In fact, that’s already starting. SUV and truck sales have been softening dramatically, and the small sedan is making huge gains into the marketplace. Hybrids are a big sales success, with manufacturers selling pretty much all they can make. As these cars become more refined and hybrid technology moves into the mainstream, you could see the CAFE average go up substantially - without government interference.

Jonathan Chance said:

[quote]

While it’s provided untold and unheralded freedom of movement for the individual it has come with significant cost: pollution, consumption of resources, urban and suburban sprawl, and so forth.
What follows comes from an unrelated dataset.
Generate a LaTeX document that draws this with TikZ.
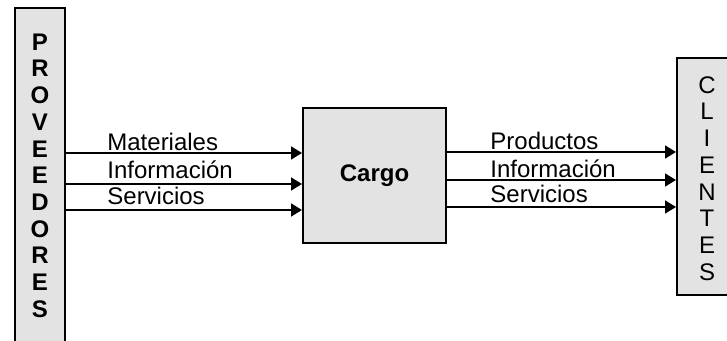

So it’s not like it’s been an unmitigated good.

[quote]

Why is it always assumed that urban sprawl is a bad thing? Urban sprawl is a benefit of the automobile. People move out to the suburbs because they like it there, and ultimately the success of any economy is measured by how it provides for the desires of the people. Suburban life is pretty damned good. It’s a major part of the North American lifestyle. Green spaces, comfortable, large living spaces, garages, backyard barbecues, play areas outside for the kids in a fenced in, safe place. Low noise, isolation from neighbors. Are there costs associated with it? Of course. Just like every other luxury on the planet.